In further embodiments, the printed circuit board is bent to a cylindrical form.
According to further embodiments second bars are provided, which are attached to the flexible printed circuit 10 at an angle to the first bars 22 to stiffen the flexible printed circuit board in a second axis, making it stable in two dimensions.
In other embodiments, reinforcement members are additionally provided on the flexible printed circuit board 10 to further increase the mechanical stability of the entire assembly. Particularly important are the locations on the assembly at which recesses have been provided, or at which various parts of printed circuit boards, or layers of insulating material, have been joined together. It is here that cracks or breaks predominantly form when mechanical stresses act on the entire assembly. The reinforcement members are provided additionally in order to avoid these.
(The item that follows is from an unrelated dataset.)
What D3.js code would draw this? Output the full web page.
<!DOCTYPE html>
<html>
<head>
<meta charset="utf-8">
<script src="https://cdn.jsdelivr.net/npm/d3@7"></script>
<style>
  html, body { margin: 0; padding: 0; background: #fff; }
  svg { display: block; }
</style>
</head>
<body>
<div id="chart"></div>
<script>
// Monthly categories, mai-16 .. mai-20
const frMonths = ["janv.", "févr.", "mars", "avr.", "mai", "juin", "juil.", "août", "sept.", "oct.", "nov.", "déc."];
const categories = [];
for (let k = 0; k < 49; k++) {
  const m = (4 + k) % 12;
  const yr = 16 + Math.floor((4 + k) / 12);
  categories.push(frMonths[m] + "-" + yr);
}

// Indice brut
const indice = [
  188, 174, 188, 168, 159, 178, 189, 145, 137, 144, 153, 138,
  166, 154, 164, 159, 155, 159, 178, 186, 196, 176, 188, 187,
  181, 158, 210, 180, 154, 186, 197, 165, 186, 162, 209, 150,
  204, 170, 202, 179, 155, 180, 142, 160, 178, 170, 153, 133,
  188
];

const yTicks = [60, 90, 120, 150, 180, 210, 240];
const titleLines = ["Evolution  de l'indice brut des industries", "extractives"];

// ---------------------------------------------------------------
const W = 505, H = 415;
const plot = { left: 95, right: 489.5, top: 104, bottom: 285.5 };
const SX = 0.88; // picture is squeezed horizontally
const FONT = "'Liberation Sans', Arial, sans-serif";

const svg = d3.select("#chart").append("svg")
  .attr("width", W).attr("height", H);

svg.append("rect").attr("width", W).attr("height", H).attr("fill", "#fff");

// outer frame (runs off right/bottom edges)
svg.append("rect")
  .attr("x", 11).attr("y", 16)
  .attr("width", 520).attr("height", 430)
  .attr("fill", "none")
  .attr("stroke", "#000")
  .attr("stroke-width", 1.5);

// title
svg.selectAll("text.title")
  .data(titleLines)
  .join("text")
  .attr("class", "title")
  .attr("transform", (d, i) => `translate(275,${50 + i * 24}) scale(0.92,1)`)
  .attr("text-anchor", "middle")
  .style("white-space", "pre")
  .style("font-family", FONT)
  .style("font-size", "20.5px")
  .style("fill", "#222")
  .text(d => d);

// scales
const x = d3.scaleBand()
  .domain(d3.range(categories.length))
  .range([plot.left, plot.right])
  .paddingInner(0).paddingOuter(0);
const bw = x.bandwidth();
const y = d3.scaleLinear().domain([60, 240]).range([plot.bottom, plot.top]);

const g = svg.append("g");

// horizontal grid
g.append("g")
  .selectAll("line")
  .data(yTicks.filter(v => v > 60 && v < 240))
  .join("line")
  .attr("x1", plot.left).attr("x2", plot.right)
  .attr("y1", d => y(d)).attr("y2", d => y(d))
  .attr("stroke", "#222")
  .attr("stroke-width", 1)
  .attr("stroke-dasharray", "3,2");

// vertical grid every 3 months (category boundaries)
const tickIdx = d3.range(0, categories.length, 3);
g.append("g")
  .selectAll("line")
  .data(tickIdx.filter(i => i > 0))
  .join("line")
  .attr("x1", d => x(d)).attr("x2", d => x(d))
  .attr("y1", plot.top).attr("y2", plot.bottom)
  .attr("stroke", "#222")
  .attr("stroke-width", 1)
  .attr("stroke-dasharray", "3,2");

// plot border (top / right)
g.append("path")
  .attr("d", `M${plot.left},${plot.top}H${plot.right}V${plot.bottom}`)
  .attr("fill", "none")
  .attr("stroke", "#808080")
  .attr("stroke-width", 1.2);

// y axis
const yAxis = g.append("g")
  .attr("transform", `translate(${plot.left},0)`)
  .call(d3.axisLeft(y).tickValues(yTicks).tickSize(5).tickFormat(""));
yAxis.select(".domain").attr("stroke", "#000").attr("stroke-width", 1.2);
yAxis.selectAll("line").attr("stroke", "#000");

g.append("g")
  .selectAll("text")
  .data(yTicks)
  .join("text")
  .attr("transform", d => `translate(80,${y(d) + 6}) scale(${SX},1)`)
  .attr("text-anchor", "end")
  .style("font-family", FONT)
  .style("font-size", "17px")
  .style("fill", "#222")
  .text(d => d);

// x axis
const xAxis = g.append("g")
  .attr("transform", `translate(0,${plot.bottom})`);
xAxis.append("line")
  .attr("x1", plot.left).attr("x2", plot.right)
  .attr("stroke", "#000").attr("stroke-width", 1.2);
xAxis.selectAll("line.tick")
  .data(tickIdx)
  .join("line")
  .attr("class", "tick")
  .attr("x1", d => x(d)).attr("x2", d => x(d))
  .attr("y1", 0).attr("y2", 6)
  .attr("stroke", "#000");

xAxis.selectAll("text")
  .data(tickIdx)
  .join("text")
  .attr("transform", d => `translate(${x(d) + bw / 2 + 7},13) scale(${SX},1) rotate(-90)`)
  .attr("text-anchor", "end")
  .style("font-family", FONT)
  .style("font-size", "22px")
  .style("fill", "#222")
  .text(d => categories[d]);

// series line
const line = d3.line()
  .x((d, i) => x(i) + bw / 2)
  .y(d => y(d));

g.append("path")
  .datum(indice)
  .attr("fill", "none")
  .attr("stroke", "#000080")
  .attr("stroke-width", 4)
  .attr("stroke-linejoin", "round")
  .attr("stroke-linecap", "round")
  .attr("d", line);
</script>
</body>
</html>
It is of particular advantage for the reinforcement members to comprise a plastic material. Particularly expedient is the use of fiber-reinforced (glass fiber, carbon fiber, etc.) plastics.
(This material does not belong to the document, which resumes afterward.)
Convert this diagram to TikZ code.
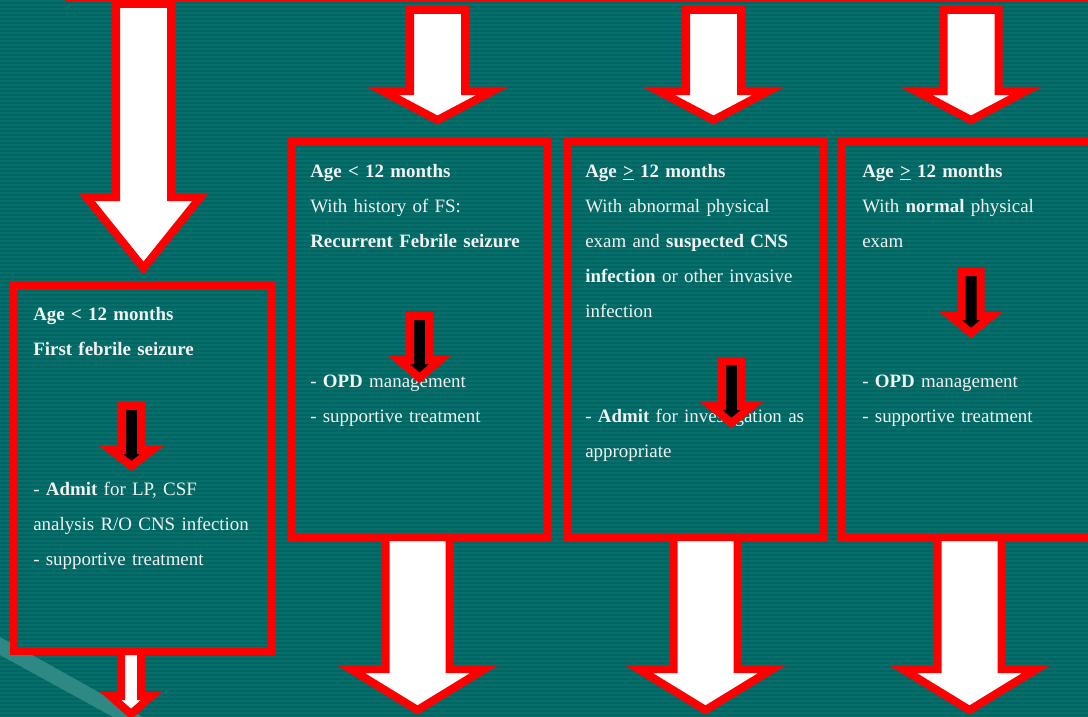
\documentclass[tikz,border=0pt]{standalone}
\usepackage{fontspec}
\setmainfont{Liberation Serif}

\definecolor{slide}{RGB}{0,102,99}
\definecolor{slideline}{RGB}{8,110,106}
\definecolor{slideglow}{RGB}{46,136,131}
\definecolor{boxred}{RGB}{255,0,0}
\definecolor{slidetext}{RGB}{242,242,242}

% block arrow: [style] {centre x}{top}{shaft half}{neck}{head half}{tip}
\newcommand{\blockarrow}[7][bigarrow]{%
  \draw[#1] ({#2-#4},#3) -- ({#2+#4},#3) -- ({#2+#4},#5) -- ({#2+#6},#5)
    -- (#2,#7) -- ({#2-#6},#5) -- ({#2-#4},#5) -- cycle;}

\begin{document}
\begin{tikzpicture}[x=0.75pt,y=-0.75pt,
    bigarrow/.style={draw=boxred,fill=white,line width=6pt},
    smallarrow/.style={draw=boxred,fill=black,line width=6pt},
    flowbox/.style={draw=boxred,line width=6pt,rectangle,inner sep=0pt,outer sep=0pt},
    txt/.style={text=slidetext,anchor=base west,align=left,text width=185pt,inner sep=0pt,
        font=\fontsize{14.2}{26.25}\selectfont}]

        \useasboundingbox (0,0) rectangle (1088,717);

        % slide background
        \fill[slide] (0,0) rectangle (1088,717);
        \foreach \s in {0,4,...,716}
            \fill[slideline] (0,\s) rectangle (1088,\s+2);
        \fill[slideglow] (0,637) -- (143,717) -- (113,717) -- (0,655) -- cycle;

        \draw[boxred,line width=4.5pt] (66,-2) -- (1100,-2);

        \begin{scope}[every node/.style={flowbox}]
            \node[minimum width=192.75pt,minimum height=274.5pt] (first) at (142.5,468) {};
            \node[minimum width=192pt,minimum height=296.25pt] (recur) at (419,339.5) {};
            \node[minimum width=192.75pt,minimum height=296.25pt] (abnormal) at (695.5,339.5) {};
            \node[minimum width=201pt,minimum height=296.25pt] (normal) at (976,339.5) {};
        \end{scope}

        % arrows in and out of the boxes
        \blockarrow{143.5}{4}{27.5}{197}{57}{268}
        \blockarrow{437.5}{10}{27.5}{91}{55}{120}
        \blockarrow{713.5}{10}{27.5}{91}{55}{120}
        \blockarrow{971}{10}{27.5}{91}{55}{120}
        \blockarrow{417.5}{537}{32}{669}{67}{710}
        \blockarrow{705.5}{537}{32}{669}{67}{710}
        \blockarrow{969.5}{537}{32}{669}{67}{710}
        \blockarrow{131}{651}{10}{696}{20.5}{714}

        \begin{scope}[every node/.style={txt}]
            \node (firsttxt) at (33,320) {\textbf{Age < 12 months}\\
                \textbf{First febrile seizure}\\[78.75pt]
                - \textbf{Admit} for LP, CSF\\
                analysis R/O CNS infection\\
                - supportive treatment};
            \node (recurtxt) at (310,177) {\textbf{Age < 12 months}\\
                With history of FS:\\
                \textbf{Recurrent Febrile seizure}\\[78.75pt]
                - \textbf{OPD} management\\
                - supportive treatment};
            \node (abnormaltxt) at (585,177) {\textbf{Age \underline{>} 12 months}\\
                With abnormal physical\\
                exam and \textbf{suspected CNS}\\
                \textbf{infection} or other invasive\\
                infection\\[52.5pt]
                - \textbf{Admit} for investigation as\\
                appropriate};
            \node (normaltxt) at (862,177) {\textbf{Age \underline{>} 12 months}\\
                With \textbf{normal} physical\\
                exam\\[78.75pt]
                - \textbf{OPD} management\\
                - supportive treatment};
        \end{scope}

        % small arrows inside the boxes
        \blockarrow[smallarrow]{131.5}{406}{9.5}{450}{20.5}{466}
        \blockarrow[smallarrow]{419.5}{316}{9.5}{360}{20.5}{378}
        \blockarrow[smallarrow]{731.5}{361}{9.5}{406}{20.5}{423}
        \blockarrow[smallarrow]{971}{272}{9.5}{316}{20.5}{333}
    \end{tikzpicture}
\end{document}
Furthermore, it is of advantage for at least one of the reinforcement members to be incorporated into the assembly itself, preferably by pressing or casting.
It will be appreciated to those skilled in the art having the benefit of this disclosure that this invention is believed to provide an HF coil assembly for magnetic resonance imaging. Further modifications and alternative embodiments of various aspects of the invention will be apparent to those skilled in the art in view of this description. Accordingly, this description is to be construed as illustrative only and is for the purpose of teaching those skilled in the art the general manner of carrying out the invention. It is to be understood that the forms of the invention shown and described herein are to be taken as the presently preferred embodiments. Elements and materials may be substituted for those illustrated and described herein, parts and processes may be reversed, and certain features of the invention may be utilized independently, all as would be apparent to one skilled in the art after having the benefit of this description of the invention. Changes may be made in the elements described herein without departing from the spirit and scope of the invention as described in the following claims.